# Records to use
+ + + + +

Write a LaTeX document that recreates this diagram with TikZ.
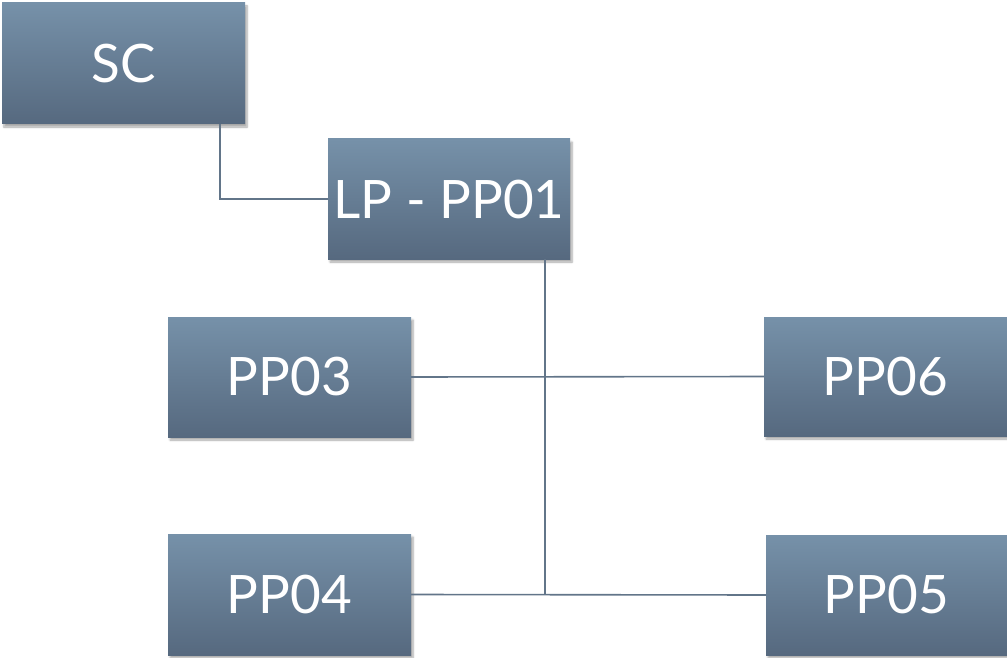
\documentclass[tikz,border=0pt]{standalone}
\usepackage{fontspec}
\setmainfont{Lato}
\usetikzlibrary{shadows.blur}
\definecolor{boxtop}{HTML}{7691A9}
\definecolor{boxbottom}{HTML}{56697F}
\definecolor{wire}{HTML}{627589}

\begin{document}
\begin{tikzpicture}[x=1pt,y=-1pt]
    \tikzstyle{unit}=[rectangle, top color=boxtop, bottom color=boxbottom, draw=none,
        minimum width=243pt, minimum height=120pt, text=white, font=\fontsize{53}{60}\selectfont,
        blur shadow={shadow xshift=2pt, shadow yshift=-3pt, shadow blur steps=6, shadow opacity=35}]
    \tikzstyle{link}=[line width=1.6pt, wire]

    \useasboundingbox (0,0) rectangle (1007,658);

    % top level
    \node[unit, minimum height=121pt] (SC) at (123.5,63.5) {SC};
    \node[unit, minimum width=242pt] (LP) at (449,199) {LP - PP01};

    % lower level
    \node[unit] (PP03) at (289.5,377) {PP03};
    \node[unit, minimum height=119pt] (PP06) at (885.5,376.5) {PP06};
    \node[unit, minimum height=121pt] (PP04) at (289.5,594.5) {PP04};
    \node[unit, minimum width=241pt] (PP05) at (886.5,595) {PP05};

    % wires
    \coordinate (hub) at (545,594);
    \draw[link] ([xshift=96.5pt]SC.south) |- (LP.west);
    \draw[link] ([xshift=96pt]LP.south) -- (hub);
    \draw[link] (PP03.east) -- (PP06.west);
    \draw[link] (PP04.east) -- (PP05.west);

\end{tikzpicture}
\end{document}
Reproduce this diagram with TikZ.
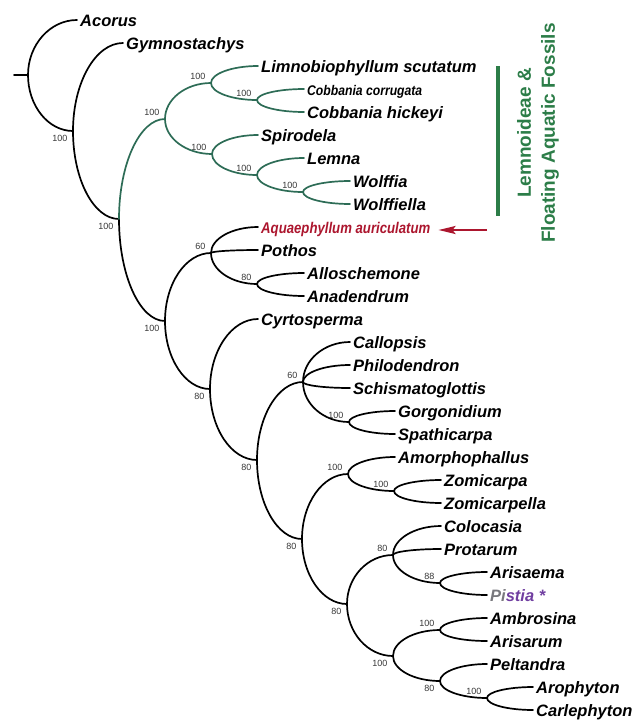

+ + + + +

# What is asked
Repeat each entry precisely as it appears. Leave the pictures out.

# Solution to the exercise
Write a LaTeX document that recreates this diagram with TikZ.
\documentclass[tikz,border=0pt]{standalone}
\usepackage{fontspec}
\setmainfont{Lato}
\usetikzlibrary{shadows.blur}
\definecolor{boxtop}{HTML}{7691A9}
\definecolor{boxbottom}{HTML}{56697F}
\definecolor{wire}{HTML}{627589}

\begin{document}
\begin{tikzpicture}[x=1pt,y=-1pt]
    \tikzstyle{unit}=[rectangle, top color=boxtop, bottom color=boxbottom, draw=none,
        minimum width=243pt, minimum height=120pt, text=white, font=\fontsize{53}{60}\selectfont,
        blur shadow={shadow xshift=2pt, shadow yshift=-3pt, shadow blur steps=6, shadow opacity=35}]
    \tikzstyle{link}=[line width=1.6pt, wire]

    \useasboundingbox (0,0) rectangle (1007,658);

    % top level
    \node[unit, minimum height=121pt] (SC) at (123.5,63.5) {SC};
    \node[unit, minimum width=242pt] (LP) at (449,199) {LP - PP01};

    % lower level
    \node[unit] (PP03) at (289.5,377) {PP03};
    \node[unit, minimum height=119pt] (PP06) at (885.5,376.5) {PP06};
    \node[unit, minimum height=121pt] (PP04) at (289.5,594.5) {PP04};
    \node[unit, minimum width=241pt] (PP05) at (886.5,595) {PP05};

    % wires
    \coordinate (hub) at (545,594);
    \draw[link] ([xshift=96.5pt]SC.south) |- (LP.west);
    \draw[link] ([xshift=96pt]LP.south) -- (hub);
    \draw[link] (PP03.east) -- (PP06.west);
    \draw[link] (PP04.east) -- (PP05.west);

\end{tikzpicture}
\end{document}
Reproduce this diagram with TikZ.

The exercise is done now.